Material
⁂
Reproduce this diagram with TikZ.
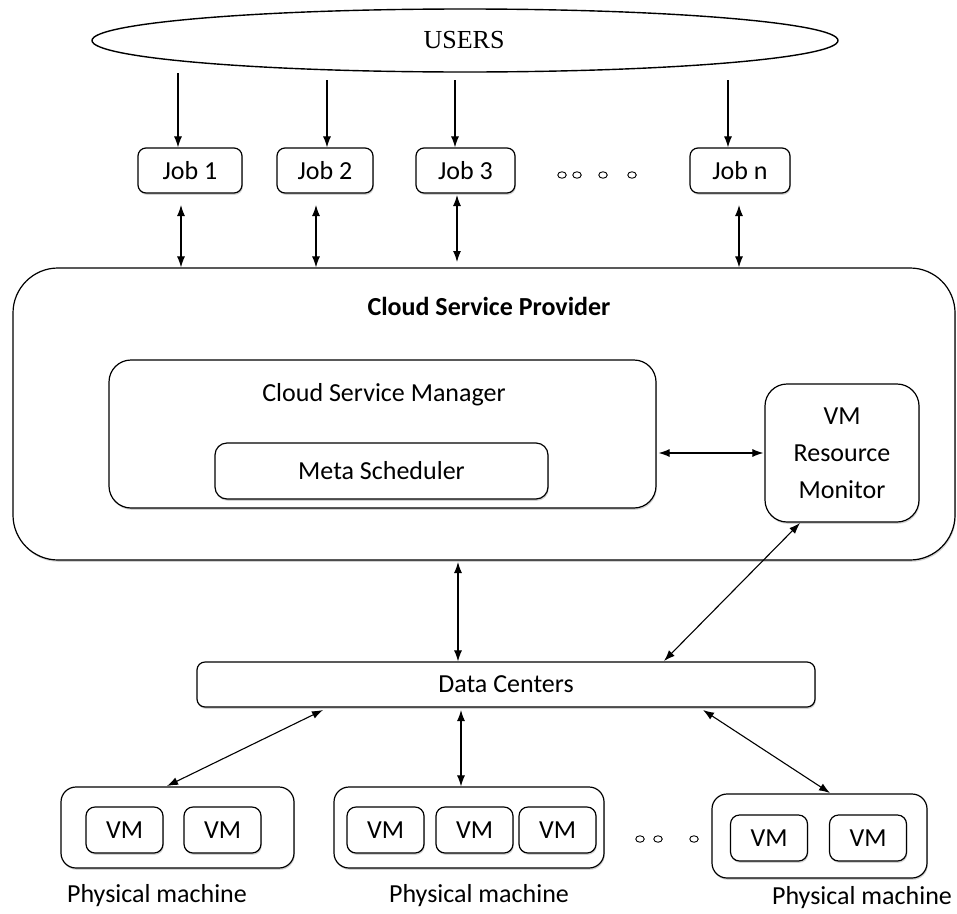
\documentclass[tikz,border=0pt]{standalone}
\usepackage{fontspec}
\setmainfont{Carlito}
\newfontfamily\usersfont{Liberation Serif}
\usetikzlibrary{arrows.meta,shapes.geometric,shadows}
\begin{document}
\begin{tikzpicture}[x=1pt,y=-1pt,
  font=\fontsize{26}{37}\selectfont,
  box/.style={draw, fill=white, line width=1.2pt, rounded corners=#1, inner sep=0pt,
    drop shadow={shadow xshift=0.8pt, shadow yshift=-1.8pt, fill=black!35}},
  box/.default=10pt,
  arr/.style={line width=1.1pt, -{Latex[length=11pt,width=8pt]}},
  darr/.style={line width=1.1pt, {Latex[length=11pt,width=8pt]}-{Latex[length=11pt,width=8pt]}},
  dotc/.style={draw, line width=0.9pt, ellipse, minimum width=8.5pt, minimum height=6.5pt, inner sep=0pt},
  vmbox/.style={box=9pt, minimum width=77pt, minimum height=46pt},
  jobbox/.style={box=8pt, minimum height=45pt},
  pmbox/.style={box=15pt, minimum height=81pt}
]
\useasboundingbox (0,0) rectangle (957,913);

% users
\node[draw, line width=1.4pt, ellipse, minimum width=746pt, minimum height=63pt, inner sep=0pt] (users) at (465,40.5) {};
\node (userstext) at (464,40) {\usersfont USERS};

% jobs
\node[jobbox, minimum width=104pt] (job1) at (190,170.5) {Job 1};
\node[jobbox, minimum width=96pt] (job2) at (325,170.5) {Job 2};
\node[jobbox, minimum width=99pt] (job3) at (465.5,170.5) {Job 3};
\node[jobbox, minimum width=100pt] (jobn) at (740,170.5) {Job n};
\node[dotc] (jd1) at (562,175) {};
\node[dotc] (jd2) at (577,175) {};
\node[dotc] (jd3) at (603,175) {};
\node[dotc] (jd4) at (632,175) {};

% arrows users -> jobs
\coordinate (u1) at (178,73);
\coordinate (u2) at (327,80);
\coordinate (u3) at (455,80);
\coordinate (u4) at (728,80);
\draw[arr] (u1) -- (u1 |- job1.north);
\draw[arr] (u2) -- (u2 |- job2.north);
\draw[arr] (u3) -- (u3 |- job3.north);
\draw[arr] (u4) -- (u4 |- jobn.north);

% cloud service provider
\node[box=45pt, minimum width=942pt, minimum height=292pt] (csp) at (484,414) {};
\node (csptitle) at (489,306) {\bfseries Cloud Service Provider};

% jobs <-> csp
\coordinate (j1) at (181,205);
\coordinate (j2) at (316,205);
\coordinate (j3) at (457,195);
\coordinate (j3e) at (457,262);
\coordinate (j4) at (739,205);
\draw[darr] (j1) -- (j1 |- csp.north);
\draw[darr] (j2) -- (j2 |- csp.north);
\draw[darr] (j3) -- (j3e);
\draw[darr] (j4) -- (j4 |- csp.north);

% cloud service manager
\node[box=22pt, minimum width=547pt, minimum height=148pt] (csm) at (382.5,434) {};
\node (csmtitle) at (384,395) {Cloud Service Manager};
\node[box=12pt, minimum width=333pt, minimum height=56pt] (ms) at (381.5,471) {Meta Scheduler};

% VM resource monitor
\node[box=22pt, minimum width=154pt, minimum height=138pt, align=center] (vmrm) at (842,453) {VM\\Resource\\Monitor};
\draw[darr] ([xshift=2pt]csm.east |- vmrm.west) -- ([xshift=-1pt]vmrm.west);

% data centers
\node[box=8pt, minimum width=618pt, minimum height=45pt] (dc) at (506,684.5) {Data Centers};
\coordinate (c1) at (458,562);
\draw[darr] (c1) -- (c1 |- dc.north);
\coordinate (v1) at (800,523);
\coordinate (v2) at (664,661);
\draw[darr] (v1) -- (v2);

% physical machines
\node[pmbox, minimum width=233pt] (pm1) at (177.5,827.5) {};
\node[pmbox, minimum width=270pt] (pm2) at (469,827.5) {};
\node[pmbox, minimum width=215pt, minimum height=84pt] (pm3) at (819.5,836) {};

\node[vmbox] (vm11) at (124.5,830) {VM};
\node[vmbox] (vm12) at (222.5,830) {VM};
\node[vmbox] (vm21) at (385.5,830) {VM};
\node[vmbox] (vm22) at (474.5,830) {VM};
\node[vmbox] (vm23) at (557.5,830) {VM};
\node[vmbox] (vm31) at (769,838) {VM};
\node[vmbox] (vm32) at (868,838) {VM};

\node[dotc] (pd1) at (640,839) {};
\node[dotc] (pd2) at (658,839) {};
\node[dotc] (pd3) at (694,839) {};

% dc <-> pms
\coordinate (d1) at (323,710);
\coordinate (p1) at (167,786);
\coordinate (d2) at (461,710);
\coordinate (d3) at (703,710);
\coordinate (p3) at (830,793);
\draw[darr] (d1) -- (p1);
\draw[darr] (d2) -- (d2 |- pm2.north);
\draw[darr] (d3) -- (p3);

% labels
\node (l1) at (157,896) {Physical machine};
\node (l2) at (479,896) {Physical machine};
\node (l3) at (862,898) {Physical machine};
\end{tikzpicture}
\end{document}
⁂
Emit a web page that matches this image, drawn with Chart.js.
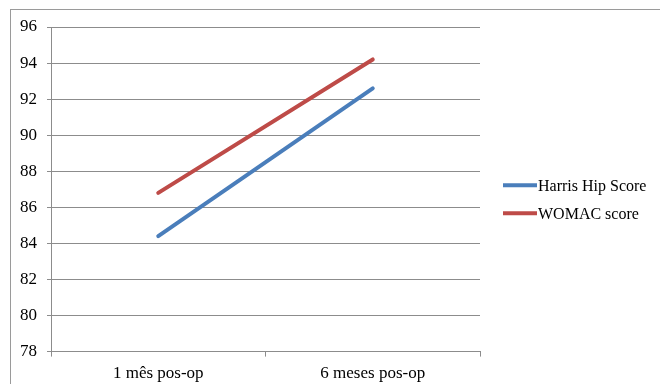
⁂
Aim of the exercise
Copy the part that starts at the line with "Reproduce this diagram with TikZ." and finishes at the line with "(csptitle) at (489,306)", both included, and nothing more. Pictures are left out.

Completed exercise
Reproduce this diagram with TikZ.
\documentclass[tikz,border=0pt]{standalone}
\usepackage{fontspec}
\setmainfont{Carlito}
\newfontfamily\usersfont{Liberation Serif}
\usetikzlibrary{arrows.meta,shapes.geometric,shadows}
\begin{document}
\begin{tikzpicture}[x=1pt,y=-1pt,
  font=\fontsize{26}{37}\selectfont,
  box/.style={draw, fill=white, line width=1.2pt, rounded corners=#1, inner sep=0pt,
    drop shadow={shadow xshift=0.8pt, shadow yshift=-1.8pt, fill=black!35}},
  box/.default=10pt,
  arr/.style={line width=1.1pt, -{Latex[length=11pt,width=8pt]}},
  darr/.style={line width=1.1pt, {Latex[length=11pt,width=8pt]}-{Latex[length=11pt,width=8pt]}},
  dotc/.style={draw, line width=0.9pt, ellipse, minimum width=8.5pt, minimum height=6.5pt, inner sep=0pt},
  vmbox/.style={box=9pt, minimum width=77pt, minimum height=46pt},
  jobbox/.style={box=8pt, minimum height=45pt},
  pmbox/.style={box=15pt, minimum height=81pt}
]
\useasboundingbox (0,0) rectangle (957,913);

% users
\node[draw, line width=1.4pt, ellipse, minimum width=746pt, minimum height=63pt, inner sep=0pt] (users) at (465,40.5) {};
\node (userstext) at (464,40) {\usersfont USERS};

% jobs
\node[jobbox, minimum width=104pt] (job1) at (190,170.5) {Job 1};
\node[jobbox, minimum width=96pt] (job2) at (325,170.5) {Job 2};
\node[jobbox, minimum width=99pt] (job3) at (465.5,170.5) {Job 3};
\node[jobbox, minimum width=100pt] (jobn) at (740,170.5) {Job n};
\node[dotc] (jd1) at (562,175) {};
\node[dotc] (jd2) at (577,175) {};
\node[dotc] (jd3) at (603,175) {};
\node[dotc] (jd4) at (632,175) {};

% arrows users -> jobs
\coordinate (u1) at (178,73);
\coordinate (u2) at (327,80);
\coordinate (u3) at (455,80);
\coordinate (u4) at (728,80);
\draw[arr] (u1) -- (u1 |- job1.north);
\draw[arr] (u2) -- (u2 |- job2.north);
\draw[arr] (u3) -- (u3 |- job3.north);
\draw[arr] (u4) -- (u4 |- jobn.north);

% cloud service provider
\node[box=45pt, minimum width=942pt, minimum height=292pt] (csp) at (484,414) {};
\node (csptitle) at (489,306) {\bfseries Cloud Service Provider};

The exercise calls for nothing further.